Stepping up its military campaign against Daesh, the United States will be sending hundreds more troops to assist Iraqi forces in a highly anticipated push on the city of Mosul, Daesh's largest stronghold, later this year.
US Defense Secretary Ash Carter made the announcement on Monday during a visit to Baghdad, where he met US commanders, as well as Iraqi Prime Minister Haider al-Abadi and Defense Minister Khaled al-Obeidi.
Most of the 560 additional troops will work out of Qayara air base, which Iraqi forces recaptured from Daesh and plan to use as a staging ground for an offensive to retake Mosul, Iraq’s second biggest city.
Government forces said on Saturday they had recovered the air base, about 60 km (40 miles) from the northern city, with air support from the US-led military coalition.
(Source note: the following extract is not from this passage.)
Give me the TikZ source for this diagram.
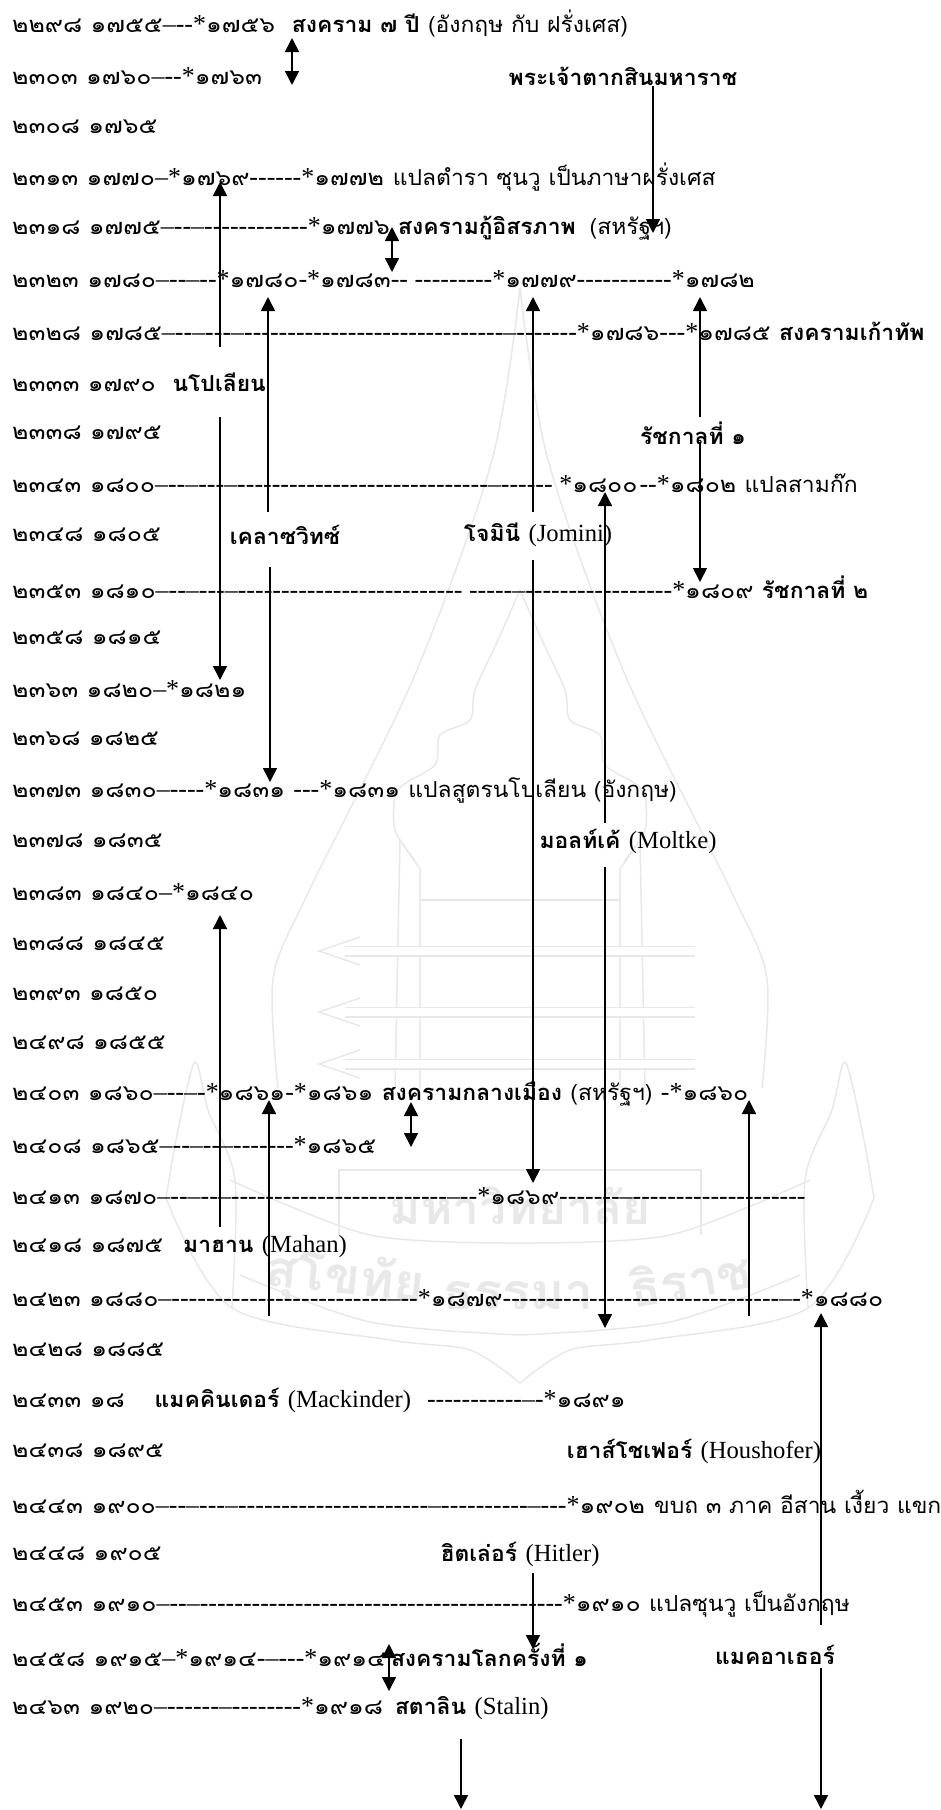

“With these additional US forces I’m describing today, we’ll bring unique capability to the campaign and provide critical support to the Iraqi forces at a key moment in the fight,” Carter told a gathering of U.S. troops in Baghdad.
The new troops were “ready to come” and it would be a matter of “days and weeks, not months,” he said. However, there is still debate in Washington about the timing of a move on Mosul.
Some US and allied military and intelligence officials warn that aside from its elite counterterrorism force, the Iraqi military is not ready to take on Daesh militants in Mosul without significant assistance from the Kurdish Peshmerga and Shi’ite militias.
Moreover, Baghdad and Erbil, the capital of the autonomous Kurdish region, do not appear to have agreed on a plan for Mosul, and any significant participation by Kurdish or Shia forces in a Mosul campaign, one US official said, “would create a whole new set of problems that the Abadi government is incapable of managing, or even mitigating.”
Editor's note: This article has been edited from the original.